Universal Dice – birth, love, hate, death
Universal Dice have hit album number four with the release birth, love, hate, death and the sixteen song concept album, dubbed a rock opera by songwriter Gerry Dantone, recalls the glory days of bands like The Who while still charging forth with its own unique style and concerns. Dantone has recruited some of the best players available on the East Coast and in the New York area to help make his musical aspirations become reality and the sixteen songs they offer up with this release are deceptively simple and add up to quite an impressive whole. The album title hints at some weighty themes going into these tracks, but the songs do an excellent job of presenting them in an audience friendly manner. Dantone’s talent for condensing a wide-ranging story down into manageable songs that get under the skin and never overstay their welcome.
“Welcome to the World” is the perfect first song for this album. Dantone knows how to build a rock song with a heart beat; even at its roughest moments, there’s never a sense that Dantone’s definition of great rock and roll involves mindless thrashing away. Melody is an important component in what makes these songs work as standalone pieces and both this song and the album’s second, a ballad entitled “I Wish I Could Tell You This”, are among the album’s most memorable in that regard. The latter tune is further punctuated by some very emotional lead guitar fills. “My Hands Are Tied” is one of the album’s best early examples of how well Universal Dice uses acoustic textures in a predominantly rock setting and it’s vocally superb as well. The longest song on birth, love, hate, death “Take Me Home” justifies its length thanks to some palpable atmospherics that stand apart from the remainder of the release. “Danielle” and “I Love It When They Hate It” serve up some alt rock breeziness with the first track and some strong classic rock echoes with the latter track that will spin listener’s heads a little, but they never sound like they come from completely different artists. There’s an inner coherence to this album that makes everything hold together from the first through the last.
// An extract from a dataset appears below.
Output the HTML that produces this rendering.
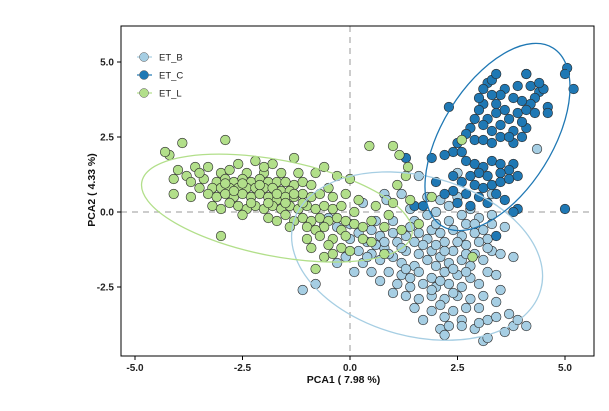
<!DOCTYPE html>
<html><head><meta charset="utf-8"><style>
body{margin:0;background:#fff;width:609px;height:406px;overflow:hidden}
svg text{font-family:"Liberation Sans",sans-serif}
</style></head><body>
<svg id="chart" width="609" height="406" viewBox="0 0 609 406" xmlns="http://www.w3.org/2000/svg"></svg>
<script>
const xTicks=[-5.0,-2.5,0.0,2.5,5.0];
const yTicks=[-2.5,0.0,2.5,5.0];
const tickLabels={x:["-5.0","-2.5","0.0","2.5","5.0"],y:["-2.5","0.0","2.5","5.0"]};
const seriesNames=["ET_B","ET_C","ET_L"];
const seriesColors=["#a6cee3","#1f78b4","#b2df8a"];
const ptsB=[[0.3,0.3],[0.8,0.6],[0.85,0.4],[1.8,0.5],[2.1,0.4],[2.3,0.2],[2.6,-0.1],[2.8,0.1],[2.0,0.0],[1.8,-0.1],[1.4,0.1],[3.0,-0.2],[3.3,-0.1],[1.5,-0.3],[2.3,-0.3],[2.7,-0.4],
[-0.6,-0.4],[-0.3,-0.5],[0.2,-0.7],[0.5,-0.6],[0.7,-0.8],[1.0,-0.7],[1.3,-0.8],[1.6,-0.7],[1.9,-0.6],[2.1,-0.7],[2.4,-0.6],[2.6,-0.8],[2.9,-0.7],[3.1,-0.6],[3.2,-0.9],[1.8,-0.9],[2.2,-1.0],[0.0,-0.9],[0.4,-1.0],[1.1,-1.0],[1.5,-1.0],[2.7,-1.1],[3.0,-1.0],
[-0.1,-1.5],[0.2,-1.3],[0.5,-1.4],[0.8,-1.2],[1.0,-1.5],[1.3,-1.3],[1.6,-1.4],[1.9,-1.3],[2.1,-1.5],[2.4,-1.3],[2.6,-1.6],[2.9,-1.4],[3.1,-1.6],[3.3,-1.3],[0.3,-1.7],[0.7,-1.6],[1.2,-1.7],[1.5,-1.8],[2.0,-1.8],[2.3,-1.7],[2.8,-1.8],[-0.3,-1.7],
[0.1,-2.0],[0.5,-2.0],[0.9,-2.0],[1.2,-2.1],[1.6,-2.0],[1.9,-2.2],[2.2,-2.0],[2.5,-2.1],[2.8,-2.2],[3.2,-2.0],[3.4,-2.1],[0.7,-2.3],[1.1,-2.4],[1.4,-2.5],[1.7,-2.4],[2.0,-2.5],[2.3,-2.4],[2.6,-2.5],[3.0,-2.4],[1.0,-2.7],[-1.1,-2.6],[-0.8,-2.4],[3.5,-2.6],
[1.3,-2.8],[1.6,-2.9],[1.9,-2.8],[2.2,-2.9],[2.5,-2.8],[2.8,-2.9],[3.1,-2.8],[1.5,-3.2],[1.9,-3.3],[2.1,-3.1],[2.4,-3.3],[2.7,-3.2],[3.0,-3.2],[3.4,-3.0],[2.6,-3.6],[3.2,-3.6],[2.2,-3.5],[1.7,-3.6],
[2.1,-3.9],[2.3,-3.8],[2.6,-3.8],[2.9,-3.9],[3.0,-3.7],[2.2,-4.1],[3.1,-4.3],[3.2,-4.2],[3.6,-4.0],[3.8,-3.8],[3.9,-3.6],[4.1,-3.8],[3.7,-3.4],[3.4,-3.5],
[4.35,2.1],[3.0,1.3],[2.5,1.3],[1.6,1.2],[3.3,0.6],[2.5,0.5],[-0.5,-0.2],[0.6,-0.3],[1.0,-0.3],[1.2,0.6],[1.4,-0.5],[2.0,-0.4],[3.6,-0.5],[3.5,-1.4],[3.8,-1.5],[0.8,-1.0],[1.3,-1.9],[2.4,-1.9],
[0.6,-1.1],[0.9,-1.4],[1.2,-1.2],[1.7,-1.1],[2.0,-1.1],[2.5,-1.0],[0.4,-1.5],[1.4,-2.2],[1.8,-1.6],[2.2,-1.3],[2.7,-1.4],[3.2,-1.2],[1.9,-2.6],[2.4,-2.7],[2.1,-2.3],[2.7,-2.0],[3.3,-0.4],[2.9,-0.4],[0.0,-0.4]];
const ptsC=[[3.2,4.3],[3.3,4.4],[3.6,4.1],[3.9,4.2],[4.1,4.6],[4.4,4.0],[4.5,4.1],[4.3,3.8],[4.2,3.6],[4.0,3.7],[3.8,3.8],[3.5,3.9],[3.4,3.6],[3.1,3.6],[3.0,3.4],[2.9,3.1],[3.2,3.1],[3.4,3.3],[3.6,3.4],[3.7,3.1],[3.9,3.3],[4.1,3.4],[4.3,3.3],[4.6,3.5],[4.6,3.3],[3.5,2.9],[3.8,2.7],[4.0,2.5],[3.8,2.3],[4.1,2.8],[3.3,2.7],[3.1,2.9],[2.8,2.8],[2.7,2.6],[2.9,2.4],[3.1,2.4],[3.3,2.3],[2.5,2.3],[2.4,2.0],[2.6,2.0],[2.2,1.9],[3.5,2.5],[3.7,2.5],[4.0,3.0],[3.0,3.8],[3.3,3.9],[4.2,4.2],[4.4,4.3],
[2.7,1.7],[2.9,1.6],[3.1,1.5],[3.3,1.7],[3.5,1.6],[3.8,1.6],[3.7,1.4],[3.5,1.3],[3.2,1.2],[3.0,1.3],[2.8,1.2],[2.6,1.0],[2.9,0.9],[3.1,0.8],[3.3,0.9],[3.5,1.0],[3.7,1.1],[3.9,1.2],[3.4,0.6],[3.0,0.5],[2.7,0.6],[2.4,0.7],[2.2,0.6],[2.5,0.3],[2.8,0.2],[3.2,0.3],[3.6,0.4],[3.9,0.1],[3.4,-0.8],[3.8,0.0],[2.0,1.0],[2.4,1.2],[1.3,1.8],[1.9,1.8],[1.5,0.2],[1.7,0.2],[5.0,0.1],[5.05,4.8],[5.2,4.1],[5.0,4.6],[2.3,3.5],[3.4,4.6],[4.1,4.6],[3.1,4.1]];
const ptsL=[[-4.2,1.9],[-4.3,2.0],[-3.9,2.3],[-2.9,2.4],[0.45,2.2],[1.0,2.2],[1.15,1.9],[1.35,1.5],[2.6,2.4],
[-4.0,1.4],[-3.6,1.5],[-3.3,1.5],[-2.6,1.6],[-2.2,1.7],[-1.8,1.6],[-1.3,1.8],[-3.0,1.3],[-2.8,1.4],[-2.4,1.3],[-2.0,1.3],[-1.6,1.3],[-1.2,1.3],[-0.8,1.3],[-0.6,1.5],[-0.3,1.2],[0.0,1.1],[-3.8,1.2],
[-4.1,1.1],[-3.7,1.0],[-3.4,1.1],[-3.1,1.0],[-2.9,1.1],[-2.7,1.0],[-2.5,1.1],[-2.3,1.0],[-2.1,1.1],[-1.9,1.0],[-1.7,1.0],[-1.5,1.0],[-1.3,0.9],[-1.1,1.0],[-0.9,0.9],[-3.5,0.8],[-3.2,0.8],[-3.0,0.8],[-2.8,0.8],[-2.6,0.8],[-2.4,0.8],[-2.2,0.8],[-2.0,0.8],[-1.8,0.8],[-1.6,0.7],[-1.4,0.7],[-0.5,0.8],[1.1,0.9],[1.3,1.2],
[-4.1,0.6],[-3.3,0.6],[-3.1,0.5],[-2.9,0.6],[-2.7,0.5],[-2.5,0.6],[-2.3,0.5],[-2.1,0.6],[-1.9,0.5],[-1.7,0.4],[-1.5,0.5],[-1.3,0.5],[-1.1,0.6],[-0.9,0.5],[-0.7,0.6],[-0.4,0.5],[-0.1,0.6],[0.2,0.4],[-2.8,0.3],[-3.7,0.5],[1.4,0.4],[1.9,0.5],
[-3.2,0.2],[-3.0,0.1],[-2.6,0.2],[-2.4,0.1],[-2.2,0.2],[-2.0,0.1],[-1.8,0.2],[-1.6,0.1],[-1.4,0.2],[-1.2,0.1],[-1.0,0.2],[-0.8,0.1],[-0.6,0.2],[-0.4,0.1],[-0.2,0.2],[0.1,0.0],[-2.5,-0.1],[-1.5,-0.1],[0.6,0.2],[1.0,0.3],[0.9,-0.1],[1.6,-0.4],
[-1.9,-0.2],[-1.7,-0.3],[-1.3,-0.3],[-1.1,-0.2],[-0.9,-0.3],[-0.7,-0.2],[-0.5,-0.3],[-0.3,-0.2],[-0.1,-0.3],[0.1,-0.4],[-1.4,-0.5],[-1.0,-0.5],[-0.6,-0.5],[-0.2,-0.6],[0.3,-0.5],[0.8,-0.5],[1.2,-0.6],[-0.8,-0.6],[0.5,-0.3],
[-3.0,-0.8],[-1.0,-0.9],[-0.7,-0.8],[-0.4,-0.9],[-0.1,-0.8],[0.3,-0.9],[-0.9,-1.2],[-0.5,-1.1],[-0.2,-1.2],[0.0,-1.3],[-0.6,-1.5],[0.5,-1.0],[0.8,-1.4],[-0.4,-1.4],[-0.8,-1.9],[2.85,-1.5],
[-2.7,0.7],[-2.3,0.3],[-1.9,0.3],[-1.5,0.3],[-1.1,0.3],[-2.9,0.95],[-2.5,0.95],[-2.1,0.9],[-1.7,0.6],[-1.3,0.6],[-3.5,1.3],[-2.0,1.5]];
// ellipses: center x, center y, semi-axis a (x data units), semi-axis b (y data units), angle (deg, screen)
const ellipseB=[1.56,-1.47,2.98,2.67,15];
const ellipseC=[3.43,2.5,2.44,1.83,-58];
const ellipseL=[-1.7,0.13,3.2,1.6,11];

const L=121,R=594,T=26,B=356,X0=350,Y0=212,PX=43,PY=30;
const sx=v=>X0+v*PX, sy=v=>Y0-v*PY;
const NS="http://www.w3.org/2000/svg";
const svg=document.getElementById('chart');
function mk(tag,attrs,parent){const e=document.createElementNS(NS,tag);for(const k in attrs)e.setAttribute(k,attrs[k]);(parent||svg).appendChild(e);return e;}

const plot=mk('g',{});


const zx=mk('line',{x1:sx(0),x2:sx(0),y1:T,y2:B,stroke:'#bbb','stroke-width':1.5,'stroke-dasharray':'6,5'},plot);


const zy=mk('line',{x1:L,x2:R,y1:sy(0),y2:sy(0),stroke:'#bbb','stroke-width':1.5,'stroke-dasharray':'6,5'},plot);



const groups=[ptsB,ptsC,ptsL];
groups.forEach((pts,gi)=>{
  const g=mk('g',{},plot);
  
  
  pts.forEach(p=>{
    const c=mk('circle',{cx:sx(p[0]),cy:sy(p[1]),r:4.8,fill:seriesColors[gi],stroke:'#2a2a2a','stroke-width':0.6},g);
    
    
  });
});
[ellipseB,ellipseC,ellipseL].forEach((e,gi)=>{
  const el=mk('ellipse',{cx:sx(e[0]),cy:sy(e[1]),rx:e[2]*PX,ry:e[3]*PY,fill:'none',stroke:seriesColors[gi],'stroke-width':1.3,transform:`rotate(${e[4]} ${sx(e[0])} ${sy(e[1])})`},plot);
  
  
});
const frame=mk('rect',{x:L,y:T,width:R-L,height:B-T,fill:'none',stroke:'#000','stroke-width':1});



xTicks.forEach((v,i)=>{
  const t=mk('line',{x1:sx(v),x2:sx(v),y1:B,y2:B+4,stroke:'#000'});
  
  
  const tx=mk('text',{x:sx(v),y:B+15,'text-anchor':'middle','font-size':10,'font-weight':'bold',fill:'#222'});
  tx.textContent=tickLabels.x[i];
  
  
});
yTicks.forEach((v,i)=>{
  const t=mk('line',{x1:L-4,x2:L,y1:sy(v),y2:sy(v),stroke:'#000'});
  
  
  const tx=mk('text',{x:L-7,y:sy(v)+3.5,'text-anchor':'end','font-size':10,'font-weight':'bold',fill:'#222'});
  tx.textContent=tickLabels.y[i];
  
  
});
const xt=mk('text',{x:(L+R)/2-14,y:383,'text-anchor':'middle','font-size':10.5,'font-weight':'bold',fill:'#111'});
xt.textContent='PCA1 ( 7.98 %)';


const yt=mk('text',{x:0,y:0,'text-anchor':'middle','font-size':10.5,'font-weight':'bold',fill:'#111',transform:'translate(95,190) rotate(-90)'});
yt.textContent='PCA2 ( 4.33 %)';



seriesNames.forEach((n,i)=>{
  const g=mk('g',{});
  
  
  const y=57+i*18;
  mk('line',{x1:137,x2:152,y1:y,y2:y,stroke:seriesColors[i],'stroke-width':1.2},g);
  mk('circle',{cx:144,cy:y,r:4.5,fill:seriesColors[i],stroke:'#555','stroke-width':0.5},g);
  const t=mk('text',{x:159,y:y+3.5,'font-size':9.5,fill:'#222'},g);
  t.textContent=n;
});
</script>
</body></html>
“I Know What I’m Doin’” is the classic lament of someone ready to crash and burn and both Dantone’s vocal, lyrics, and the accompanying instrumentation really make it come alive. There’s definitely a certain amount of darkness and blues surrounding this tune that fits in with the rest of the release. “Honestly” and “Sleeping Alone” are the album’s two piano ballads, though there’s other tracks elevated by the use of piano, and Dantone gives particularly affecting vocal performances on those songs. The final rock gem on birth, love, hate, death is the churning “I’m No Good for You” and it will convince any doubters remaining that this is an album with moments of rare power and drama capturing listener’s attention. This is far from a one man show, but it’s pretty bracing to hear Gerry Dantone’s fearlessness as a songwriter and conceptualist in full flight like it is with this opus.